Крутанувшись на месте, он выбросил вперед кулаки, один за другим. Посыпалась штукатурка, и на костяшках выступила кровь. Дрожь бессилия колотила его, зубы стучали.

Подождав, пока это пройдет, он снова заложил засов, вернулся в спальню и со стоном упал на кровать. Левая рука его непроизвольно подергивалась.

– О, господи, когда же это кончится, когда?

4

В тот день, вопреки обычаю, он проспал до десяти часов.

Взглянув на часы, он недовольно пробурчал что-то; его тело, мгновенно ожило, и он вскочил на кровати, свесив ноги.

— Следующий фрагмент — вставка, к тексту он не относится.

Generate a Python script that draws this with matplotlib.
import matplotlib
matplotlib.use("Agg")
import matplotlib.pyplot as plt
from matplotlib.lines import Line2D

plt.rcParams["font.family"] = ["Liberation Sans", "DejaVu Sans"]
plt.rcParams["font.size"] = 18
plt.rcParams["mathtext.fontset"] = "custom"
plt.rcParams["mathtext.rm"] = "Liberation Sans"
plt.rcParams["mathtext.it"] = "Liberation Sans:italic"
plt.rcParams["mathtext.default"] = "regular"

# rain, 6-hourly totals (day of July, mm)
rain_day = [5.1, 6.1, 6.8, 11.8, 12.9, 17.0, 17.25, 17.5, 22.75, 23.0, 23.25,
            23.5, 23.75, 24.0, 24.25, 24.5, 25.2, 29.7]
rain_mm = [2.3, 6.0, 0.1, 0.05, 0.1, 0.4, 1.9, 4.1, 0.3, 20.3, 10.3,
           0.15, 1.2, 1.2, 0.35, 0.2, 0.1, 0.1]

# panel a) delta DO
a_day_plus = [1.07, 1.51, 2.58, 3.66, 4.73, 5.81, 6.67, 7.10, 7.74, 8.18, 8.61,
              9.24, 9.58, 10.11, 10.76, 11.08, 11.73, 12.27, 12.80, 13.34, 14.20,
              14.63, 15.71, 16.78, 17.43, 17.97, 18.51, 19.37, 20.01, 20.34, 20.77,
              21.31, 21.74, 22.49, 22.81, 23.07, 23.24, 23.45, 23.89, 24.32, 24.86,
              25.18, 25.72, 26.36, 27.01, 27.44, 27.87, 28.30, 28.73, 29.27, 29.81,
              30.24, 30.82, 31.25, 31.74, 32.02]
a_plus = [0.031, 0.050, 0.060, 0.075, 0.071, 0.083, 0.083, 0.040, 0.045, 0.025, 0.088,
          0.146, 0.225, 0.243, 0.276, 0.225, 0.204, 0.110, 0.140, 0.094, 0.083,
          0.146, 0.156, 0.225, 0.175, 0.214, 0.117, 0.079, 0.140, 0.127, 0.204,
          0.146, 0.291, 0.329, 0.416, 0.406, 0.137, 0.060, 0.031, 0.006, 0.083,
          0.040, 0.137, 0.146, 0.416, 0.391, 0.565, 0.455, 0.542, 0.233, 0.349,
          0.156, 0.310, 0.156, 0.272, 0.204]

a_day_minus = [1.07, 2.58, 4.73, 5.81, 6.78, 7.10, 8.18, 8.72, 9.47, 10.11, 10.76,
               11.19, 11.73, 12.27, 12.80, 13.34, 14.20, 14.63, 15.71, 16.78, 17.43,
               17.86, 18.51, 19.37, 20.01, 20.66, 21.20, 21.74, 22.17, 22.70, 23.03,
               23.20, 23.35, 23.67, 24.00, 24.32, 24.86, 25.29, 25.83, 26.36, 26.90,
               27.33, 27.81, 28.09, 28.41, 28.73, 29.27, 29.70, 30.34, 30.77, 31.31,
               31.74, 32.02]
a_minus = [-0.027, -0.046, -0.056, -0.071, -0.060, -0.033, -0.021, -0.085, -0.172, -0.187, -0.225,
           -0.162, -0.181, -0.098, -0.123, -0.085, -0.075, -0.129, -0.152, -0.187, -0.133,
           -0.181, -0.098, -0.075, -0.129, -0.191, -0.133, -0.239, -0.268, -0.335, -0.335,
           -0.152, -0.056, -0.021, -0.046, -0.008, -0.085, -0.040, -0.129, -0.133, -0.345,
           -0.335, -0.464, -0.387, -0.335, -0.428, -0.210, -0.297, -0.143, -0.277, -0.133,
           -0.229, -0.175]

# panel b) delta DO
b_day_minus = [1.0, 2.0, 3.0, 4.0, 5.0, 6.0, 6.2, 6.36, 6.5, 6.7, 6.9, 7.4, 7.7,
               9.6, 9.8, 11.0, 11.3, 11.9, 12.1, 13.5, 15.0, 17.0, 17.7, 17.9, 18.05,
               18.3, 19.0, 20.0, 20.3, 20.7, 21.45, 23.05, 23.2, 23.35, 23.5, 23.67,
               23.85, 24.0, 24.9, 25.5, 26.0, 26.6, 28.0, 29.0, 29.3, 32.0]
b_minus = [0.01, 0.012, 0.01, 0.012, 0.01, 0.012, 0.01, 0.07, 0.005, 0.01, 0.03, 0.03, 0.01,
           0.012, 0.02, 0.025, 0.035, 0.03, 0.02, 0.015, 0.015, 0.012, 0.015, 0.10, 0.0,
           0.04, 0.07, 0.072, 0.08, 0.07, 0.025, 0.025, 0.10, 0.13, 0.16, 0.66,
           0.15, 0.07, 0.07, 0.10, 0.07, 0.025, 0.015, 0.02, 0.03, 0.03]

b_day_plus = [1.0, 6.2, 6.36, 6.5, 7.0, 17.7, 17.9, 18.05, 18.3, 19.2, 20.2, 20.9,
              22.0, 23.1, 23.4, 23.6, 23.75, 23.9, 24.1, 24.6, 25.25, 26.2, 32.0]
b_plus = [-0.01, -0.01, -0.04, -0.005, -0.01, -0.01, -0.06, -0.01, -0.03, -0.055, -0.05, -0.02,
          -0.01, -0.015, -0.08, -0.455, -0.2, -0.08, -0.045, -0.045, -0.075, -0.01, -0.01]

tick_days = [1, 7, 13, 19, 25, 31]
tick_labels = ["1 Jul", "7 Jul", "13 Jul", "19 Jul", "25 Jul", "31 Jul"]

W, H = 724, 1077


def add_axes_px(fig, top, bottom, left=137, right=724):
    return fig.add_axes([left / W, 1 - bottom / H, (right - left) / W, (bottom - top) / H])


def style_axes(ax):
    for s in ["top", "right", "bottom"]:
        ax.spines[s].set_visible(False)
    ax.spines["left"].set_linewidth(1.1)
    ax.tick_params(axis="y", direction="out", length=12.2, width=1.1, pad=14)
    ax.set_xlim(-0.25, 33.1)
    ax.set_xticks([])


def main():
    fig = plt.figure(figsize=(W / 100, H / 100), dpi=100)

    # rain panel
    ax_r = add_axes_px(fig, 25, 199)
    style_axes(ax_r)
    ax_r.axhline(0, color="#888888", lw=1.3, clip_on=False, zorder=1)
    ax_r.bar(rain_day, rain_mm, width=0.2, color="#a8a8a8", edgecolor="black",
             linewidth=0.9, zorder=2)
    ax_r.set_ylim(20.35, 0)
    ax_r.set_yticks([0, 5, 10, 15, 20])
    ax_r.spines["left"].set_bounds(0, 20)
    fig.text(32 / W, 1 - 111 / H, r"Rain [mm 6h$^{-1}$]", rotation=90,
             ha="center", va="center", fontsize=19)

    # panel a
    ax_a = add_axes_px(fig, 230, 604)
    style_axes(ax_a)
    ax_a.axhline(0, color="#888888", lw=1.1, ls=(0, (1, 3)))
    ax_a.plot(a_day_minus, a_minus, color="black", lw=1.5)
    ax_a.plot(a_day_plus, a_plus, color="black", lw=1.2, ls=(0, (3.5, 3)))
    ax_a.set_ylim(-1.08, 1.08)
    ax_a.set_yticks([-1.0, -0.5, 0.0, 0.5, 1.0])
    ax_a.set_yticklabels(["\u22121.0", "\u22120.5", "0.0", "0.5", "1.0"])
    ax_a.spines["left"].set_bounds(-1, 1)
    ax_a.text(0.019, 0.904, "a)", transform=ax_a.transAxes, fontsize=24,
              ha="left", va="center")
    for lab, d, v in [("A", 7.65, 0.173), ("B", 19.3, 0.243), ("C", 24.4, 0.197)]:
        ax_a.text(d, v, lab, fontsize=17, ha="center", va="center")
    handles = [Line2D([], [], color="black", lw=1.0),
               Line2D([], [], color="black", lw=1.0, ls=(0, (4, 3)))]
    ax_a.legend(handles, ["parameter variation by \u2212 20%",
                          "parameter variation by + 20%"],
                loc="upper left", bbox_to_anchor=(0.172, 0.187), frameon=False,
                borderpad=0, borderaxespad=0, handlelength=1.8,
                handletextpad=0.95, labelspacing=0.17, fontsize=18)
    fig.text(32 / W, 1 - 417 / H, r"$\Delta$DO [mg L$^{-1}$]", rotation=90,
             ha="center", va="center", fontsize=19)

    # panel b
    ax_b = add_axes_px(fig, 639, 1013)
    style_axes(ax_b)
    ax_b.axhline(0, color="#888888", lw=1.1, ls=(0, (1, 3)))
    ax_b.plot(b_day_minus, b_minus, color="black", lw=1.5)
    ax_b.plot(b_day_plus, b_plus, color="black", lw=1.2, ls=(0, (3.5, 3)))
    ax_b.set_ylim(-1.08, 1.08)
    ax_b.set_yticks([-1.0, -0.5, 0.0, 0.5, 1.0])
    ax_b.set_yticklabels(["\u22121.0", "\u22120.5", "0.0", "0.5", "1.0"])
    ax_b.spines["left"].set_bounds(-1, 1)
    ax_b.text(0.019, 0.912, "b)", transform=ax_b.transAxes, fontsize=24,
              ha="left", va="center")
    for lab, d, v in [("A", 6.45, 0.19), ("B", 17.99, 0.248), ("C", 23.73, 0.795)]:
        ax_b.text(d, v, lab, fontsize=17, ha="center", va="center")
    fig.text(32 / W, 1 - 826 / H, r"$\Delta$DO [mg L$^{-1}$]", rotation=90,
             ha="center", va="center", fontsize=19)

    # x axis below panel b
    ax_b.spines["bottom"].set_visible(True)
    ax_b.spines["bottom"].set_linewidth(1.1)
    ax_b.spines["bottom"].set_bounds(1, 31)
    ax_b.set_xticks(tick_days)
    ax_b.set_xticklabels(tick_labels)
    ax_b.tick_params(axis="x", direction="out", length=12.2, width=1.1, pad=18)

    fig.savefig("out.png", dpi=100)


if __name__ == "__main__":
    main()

Сознание его мгновенно пронзила пульсирующая боль, словно мозги вскипели и стремились вырваться из черепа наружу. Прекрасно, – подумал он, – похмелье: вот чего мне не хватало.

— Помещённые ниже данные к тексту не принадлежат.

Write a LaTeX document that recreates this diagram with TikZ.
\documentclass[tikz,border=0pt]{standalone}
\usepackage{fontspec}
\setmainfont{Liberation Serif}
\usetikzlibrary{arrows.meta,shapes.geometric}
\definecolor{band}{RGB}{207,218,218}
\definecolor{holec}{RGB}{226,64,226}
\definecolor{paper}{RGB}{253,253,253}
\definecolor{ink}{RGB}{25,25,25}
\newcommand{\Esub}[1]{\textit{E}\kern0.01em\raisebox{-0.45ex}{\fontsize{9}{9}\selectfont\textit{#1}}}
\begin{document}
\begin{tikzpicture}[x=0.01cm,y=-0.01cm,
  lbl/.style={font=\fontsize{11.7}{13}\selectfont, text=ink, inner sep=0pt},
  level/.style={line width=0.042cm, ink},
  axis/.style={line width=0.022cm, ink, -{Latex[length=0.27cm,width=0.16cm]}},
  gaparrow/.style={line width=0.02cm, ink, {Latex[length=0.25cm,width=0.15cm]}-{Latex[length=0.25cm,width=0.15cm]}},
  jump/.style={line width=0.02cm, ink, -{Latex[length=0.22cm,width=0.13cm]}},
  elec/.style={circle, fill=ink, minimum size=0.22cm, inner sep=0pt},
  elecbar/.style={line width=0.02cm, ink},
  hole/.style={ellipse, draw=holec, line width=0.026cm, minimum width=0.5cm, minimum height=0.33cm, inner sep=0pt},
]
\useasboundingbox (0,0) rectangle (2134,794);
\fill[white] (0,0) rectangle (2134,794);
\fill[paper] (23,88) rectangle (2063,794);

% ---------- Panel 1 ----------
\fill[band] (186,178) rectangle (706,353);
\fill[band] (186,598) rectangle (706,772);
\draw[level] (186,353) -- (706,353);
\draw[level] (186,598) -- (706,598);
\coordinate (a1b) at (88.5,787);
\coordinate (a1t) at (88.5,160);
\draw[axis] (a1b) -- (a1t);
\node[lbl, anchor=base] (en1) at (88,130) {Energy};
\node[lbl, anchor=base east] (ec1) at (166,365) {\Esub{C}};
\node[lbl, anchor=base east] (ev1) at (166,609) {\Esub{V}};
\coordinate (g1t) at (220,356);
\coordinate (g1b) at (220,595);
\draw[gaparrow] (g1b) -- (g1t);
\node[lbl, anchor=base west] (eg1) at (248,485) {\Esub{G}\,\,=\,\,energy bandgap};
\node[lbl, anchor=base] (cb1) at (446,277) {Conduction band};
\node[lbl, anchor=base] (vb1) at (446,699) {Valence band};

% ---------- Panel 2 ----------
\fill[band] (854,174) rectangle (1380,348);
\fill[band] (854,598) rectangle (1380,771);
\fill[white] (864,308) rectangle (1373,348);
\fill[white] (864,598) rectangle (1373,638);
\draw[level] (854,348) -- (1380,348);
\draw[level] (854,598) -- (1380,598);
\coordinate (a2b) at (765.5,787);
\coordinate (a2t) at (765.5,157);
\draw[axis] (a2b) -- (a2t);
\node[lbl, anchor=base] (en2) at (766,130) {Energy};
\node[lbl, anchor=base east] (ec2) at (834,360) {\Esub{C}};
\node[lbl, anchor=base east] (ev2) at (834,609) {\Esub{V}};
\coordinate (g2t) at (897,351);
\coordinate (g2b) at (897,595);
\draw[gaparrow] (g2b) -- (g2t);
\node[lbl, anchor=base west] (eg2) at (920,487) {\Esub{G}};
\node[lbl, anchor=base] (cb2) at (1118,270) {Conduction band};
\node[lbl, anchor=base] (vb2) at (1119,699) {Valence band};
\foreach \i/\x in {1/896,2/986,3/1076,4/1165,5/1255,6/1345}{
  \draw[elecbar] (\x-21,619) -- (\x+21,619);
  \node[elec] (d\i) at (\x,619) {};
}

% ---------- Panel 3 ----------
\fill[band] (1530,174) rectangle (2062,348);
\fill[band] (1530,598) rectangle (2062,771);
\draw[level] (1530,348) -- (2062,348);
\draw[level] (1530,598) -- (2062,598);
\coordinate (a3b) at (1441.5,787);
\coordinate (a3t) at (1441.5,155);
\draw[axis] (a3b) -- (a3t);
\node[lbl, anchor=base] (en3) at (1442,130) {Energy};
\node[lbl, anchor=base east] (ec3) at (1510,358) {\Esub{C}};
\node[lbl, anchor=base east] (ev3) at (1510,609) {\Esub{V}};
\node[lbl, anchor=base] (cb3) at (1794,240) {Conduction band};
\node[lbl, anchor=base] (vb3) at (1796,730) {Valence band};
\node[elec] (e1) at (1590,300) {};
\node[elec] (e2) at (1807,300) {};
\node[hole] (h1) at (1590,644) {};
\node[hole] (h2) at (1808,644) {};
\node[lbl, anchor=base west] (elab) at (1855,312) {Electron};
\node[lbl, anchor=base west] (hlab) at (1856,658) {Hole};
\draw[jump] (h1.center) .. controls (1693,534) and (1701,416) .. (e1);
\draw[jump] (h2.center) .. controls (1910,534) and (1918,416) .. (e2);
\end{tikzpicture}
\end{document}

Со стоном он поднялся, проковылял в ванную и плеснул себе в лицо водой. Затем намочил голову. Ох, как мне плохо, – пожаловался он сам себе, – кажется, я горю в аду.

Из зеркала на него глядело помятое, изможденное, бородатое лицо, на вид лет пятидесяти.

Кругом любви я вижу чары, – странные, бессвязные словосочетания носились в его мозгу, словно влекомые ветром мокрые бумажные ленты.

Он медленно пересек гостиную, отворил входную дверь и, увидев женское тело, лежащее поперек дорожки, тяжело и замысловато выругался. Раздраженным жестом он попытался подтянуть ремень на штанах, но пульсация в голове стала невыносимой, и руки его бессильно повисли. Наплевать, – решил он. – Я болен. Небо было мертвенно-серым. Прекрасно! – подумал он. – Опять целый день взаперти в этой вонючей крысиной яме. – Он зло захлопнул за собой дверь и застонал: шум удара отозвался в мозгу болезненной волной, – а снаружи на цементном крыльце брызнули звоном остатки зеркала, выпавшие из рамы.

Прекрасно! – он поджал губы так, что они побелели.

От двух чашек горячего кофе ему стало только хуже: желудок отказывался принимать его. Отставив чашку, он отправился в гостиную. Все к дьяволу, – подумал он, – лучше напьюсь.

Но алкоголь показался ему скипидаром. Со звериным рыком он швырнул в стену бокал и замер, глядя, как жидкость стекает по стене на ковер. Дьявол, так я останусь без бокалов, – подумал он, что-то внутри у него сорвалось, и его стали душить рыдания. Он осел в кресло и сидел, медленно мотая головой из стороны в сторону. Все пропало. Они победили его; эти чертовы ублюдки победили.

И снова это неотступное чувство: ему казалось, что он раздувается, заполняя весь дом, а дом сжимается, и вот ему уже нет места, его выпирает в окна, в двери; летят стекла, рушатся стены, трещит дерево и сыплется штукатурка… Руки его начали трястись – он вскочил и бросился на улицу.